How does your team handle technical emergencies like downed production system?
🔴 You’re called in for every case, nothing happens without your involvement.
🟡 Basic protocols exist for who should be involved in what, but team still relies heavily on you to guide them in emergencies.
🟢 There are clear guidelines for emergency handling and escalation, and the team mostly handles emergencies independently.
How do you maintain technical quality standards?
🔴 You’re reviewing all big technical decisions.
🟡 Standards exist but you have to micromanage whether they are observed.
🟢 Team maintains quality through clear standards and peer review without your involvement.
As above, you can feel good about your progress if you score 3+ greens weekly, 1-2 yellows are okay and you have to work on fixing reds immediately. Here’s your next step for each red area:
Technical Deep-Dive: Document the decisions you make this week and create delegation plan.
Unclear Authority: Draft and share decision-making framework with the team.
Knowledge Bottleneck: Set up systematic documentation and knowledge sharing practices.
Crisis Management: Define what constitutes an emergency and document escalation paths.
Quality Control: Create clear quality standards and review processes, then step back.
The Long Game
You might be looking at those checklists thinking "I'm in the red everywhere." If you're feeling overwhelmed - that's normal.

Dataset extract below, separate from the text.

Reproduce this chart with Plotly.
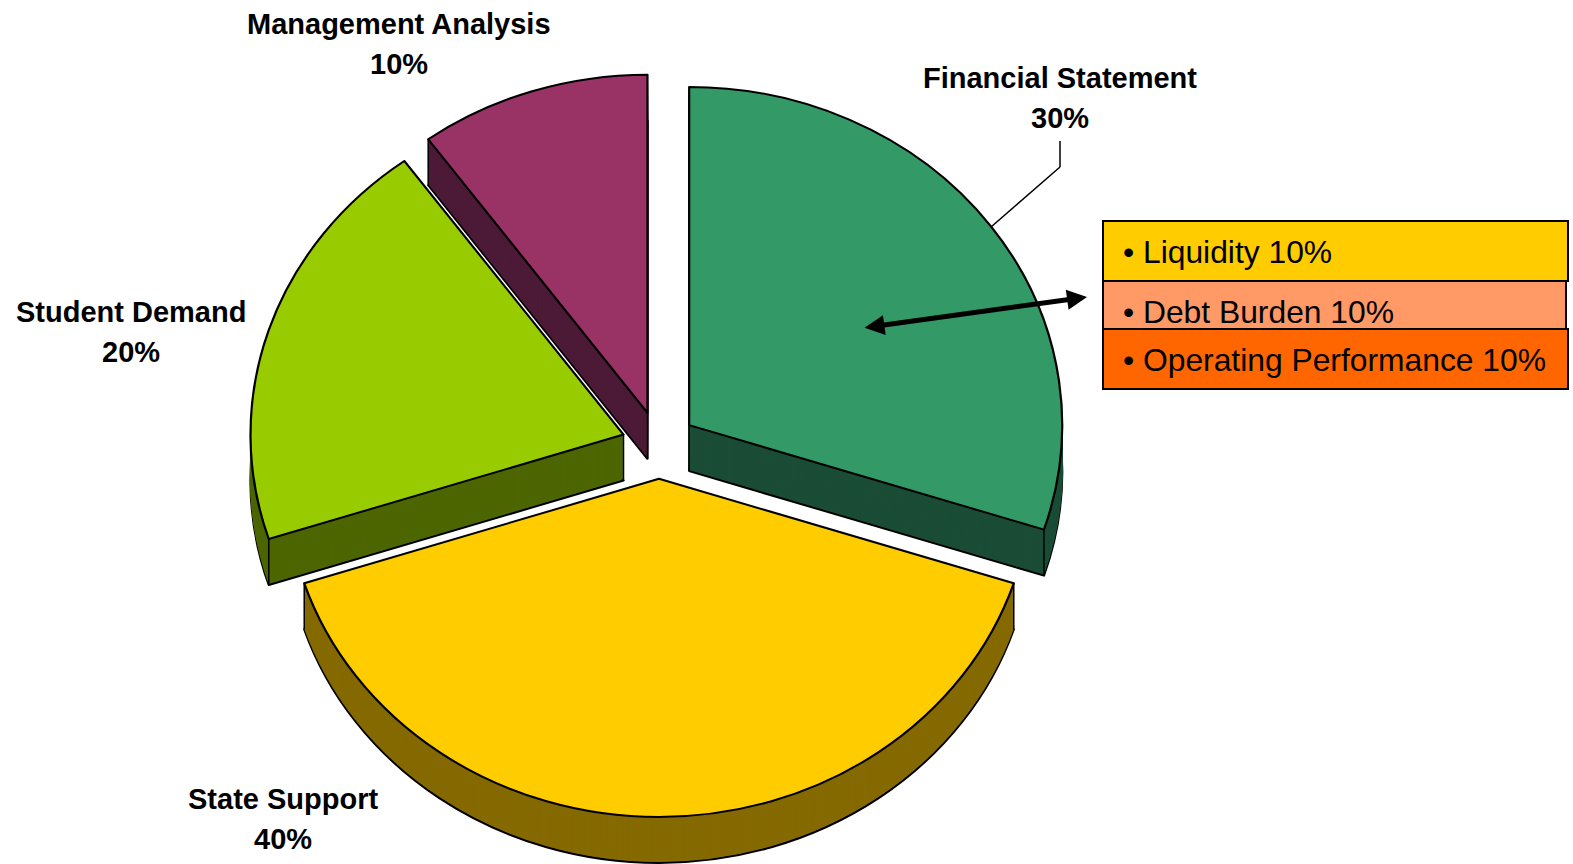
import math
import plotly.graph_objects as go

W, H = 1573, 864

categories = ["Financial Statement", "State Support", "Student Demand", "Management Analysis"]
values = [30, 40, 20, 10]
top_colors = ["#339966", "#FFCC00", "#99CC00", "#993366"]
side_colors = ["#1B4D36", "#856A00", "#4D6600", "#4D1B38"]
pulls = [0.1, 0.1, 0.1, 0.1]
breakdown = ["• Liquidity 10%", "• Debt Burden 10%", "• Operating Performance 10%"]
breakdown_colors = ["#FFCC00", "#FF9966", "#FF6600"]

CX, CY, HALF, DEPTH, STEP = 659, 445, 372, 46, 2
R = HALF / 1.1
SCALE_X = 373 / R


def px(x):
    return x / W


def py(y):
    return 1 - y / H


def layer(offset, colors, line_colors, line_w):
    return go.Pie(
        labels=categories, values=values, sort=False, direction="clockwise",
        rotation=0, pull=pulls, textinfo="none", hoverinfo="label+percent",
        showlegend=False,
        marker=dict(colors=colors, line=dict(color=line_colors, width=line_w)),
        domain=dict(x=[px(CX - HALF), px(CX + HALF)],
                    y=[py(CY + offset + HALF), py(CY + offset - HALF)]),
    )


fig = go.Figure()
fig.add_trace(layer(DEPTH, side_colors, ["#000000"] * 4, 2))
for d in range(DEPTH - STEP, 0, -STEP):
    fig.add_trace(layer(d, side_colors, side_colors, 1))
fig.add_trace(layer(0, top_colors, ["#000000"] * 4, 2))

LABEL = dict(family="Liberation Sans", size=29, color="#000000")
label_pos = [(1060, 78, 118), (283, 799, 839), (131, 312, 352), (399, 24, 64)]
annotations = []
shapes = []
for name, v, (x, y1, y2) in zip(categories, values, label_pos):
    for txt, y in ((name, y1), (f"{v}%", y2)):
        annotations.append(dict(
            text=f"<b>{txt}</b>", x=px(x), y=py(y), xref="paper", yref="paper",
            showarrow=False, xanchor="center", yanchor="middle", align="center", font=LABEL))

box_edges = [(221, 281), (281, 329), (329, 389)]
box_right = [1568, 1566, 1568]
text_y = [252, 312, 360]
for (y0, y1), xr, c, t, ty in zip(box_edges, box_right, breakdown_colors, breakdown, text_y):
    shapes.append(dict(type="rect", xref="paper", yref="paper", x0=px(1103), x1=px(xr),
                       y0=py(y0), y1=py(y1), fillcolor=c, line=dict(color="#000000", width=2)))
    annotations.append(dict(text=t, x=px(1121), y=py(ty), xref="paper", yref="paper",
                            showarrow=False, xanchor="left", yanchor="middle",
                            font=dict(family="Liberation Sans", size=31.8, color="#000000")))

# vertical edges of the extruded slices, derived from the slice values.
# Per slice: which of (apex, start corner, end corner) has a visible side edge.
visible_edges = [(True, False, True), (False, True, True), (True, True, False), (True, True, False)]
total = sum(values)
start = 0.0
for i, v in enumerate(values):
    a0 = start / total * 2 * math.pi
    a1 = (start + v) / total * 2 * math.pi
    mid = (a0 + a1) / 2
    ox = math.sin(mid) * R * pulls[i]
    oy = -math.cos(mid) * R * pulls[i]
    corners = [(ox, oy),
               (ox + math.sin(a0) * R, oy - math.cos(a0) * R),
               (ox + math.sin(a1) * R, oy - math.cos(a1) * R)]
    for show, (dx, dy) in zip(visible_edges[i], corners):
        if show:
            x = CX + dx * SCALE_X
            y = CY + dy
            shapes.append(dict(type="line", xref="paper", yref="paper", x0=px(x), y0=py(y),
                               x1=px(x), y1=py(y + DEPTH), line=dict(color="#000000", width=1.5)))
    start += v

# leader line from the Financial Statement label to its slice
leader = [(1060, 141), (1060, 167), (991, 227)]
for (a, b) in zip(leader[:-1], leader[1:]):
    shapes.append(dict(type="line", xref="paper", yref="paper", x0=px(a[0]), y0=py(a[1]),
                       x1=px(b[0]), y1=py(b[1]), line=dict(color="#000000", width=1.5)))

# double-headed arrow
annotations.append(dict(text="", x=px(1087), y=py(297), xref="paper", yref="paper",
                        ax=-224, ay=31, axref="pixel", ayref="pixel", showarrow=True,
                        arrowside="end+start", arrowhead=2, startarrowhead=2,
                        arrowsize=0.8, startarrowsize=0.8, arrowwidth=5, arrowcolor="#000000"))

fig.update_layout(width=W, height=H, margin=dict(l=0, r=0, t=0, b=0),
                  paper_bgcolor="#FFFFFF", plot_bgcolor="#FFFFFF",
                  shapes=shapes, annotations=annotations, showlegend=False)

# Plotly pies are always circular: the reference pie is tilted, so widen the pie layer.
post = (
    "document.body.style.margin='0';document.body.style.overflow='hidden';"
    "document.querySelectorAll('.pielayer').forEach(function(g){"
    f"g.setAttribute('transform','translate({CX},0) scale({SCALE_X:.4f},1) translate({-CX},0)');"
    "});"
)
fig.write_html("out.html", post_script=post, config=dict(displayModeBar=False))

Like Zidane, you're facing that jarring shift: one day you're on the field scoring impossible goals, the next you're trying to orchestrate an entire team's success.
The good news is that the hardest part is making that mental switch from performer to enabler. Once you internalize that shift, the rest becomes a matter of practice and persistence. Do you know how long it took Zidane to evolve from world-class player to Champions League-winning coach? Six years.
So don’t be hard on yourself. Run those Friday checks, keep score of your progress, and trust the process. You've got this.
Your Leadership Journey Matters
Which checklist item hit closest to home for you? Share your biggest struggle in the comments - I'll respond with targeted strategies I've seen work in similar situations.
Next week we'll deep-dive into some of the challenge areas. I’m thinking of starting with technical delegation. Which area would you like to see discussed next?
While I've written about this before, the complexity and importance of this transition deserves a deeper dive. This series will focus on providing concrete, actionable guidance for navigating this critical career shift.
Meaning coding time that is not solely dedicated to handing over your old projects.
Note: These metrics are calibrated for typical data science teams of 7-12 people. For smaller teams (3-7 people), you'll need to maintain somewhat higher technical involvement - aim for <40% coding time. For larger teams (12+), target even less hands-on work (<10% coding) and focus more on organizational alignment and strategy.
These targets come from my experience leading multiple DS teams and guiding multiple IC-to-manager transitions. The coding threshold especially has proven critical - in every case where a manager stayed way above given optimal coding time, they struggled to provide adequate team support and stakeholder engagement. Beyond just time constraints, heavy coding involvement prevents managers from developing the strategic mindset needed for their role.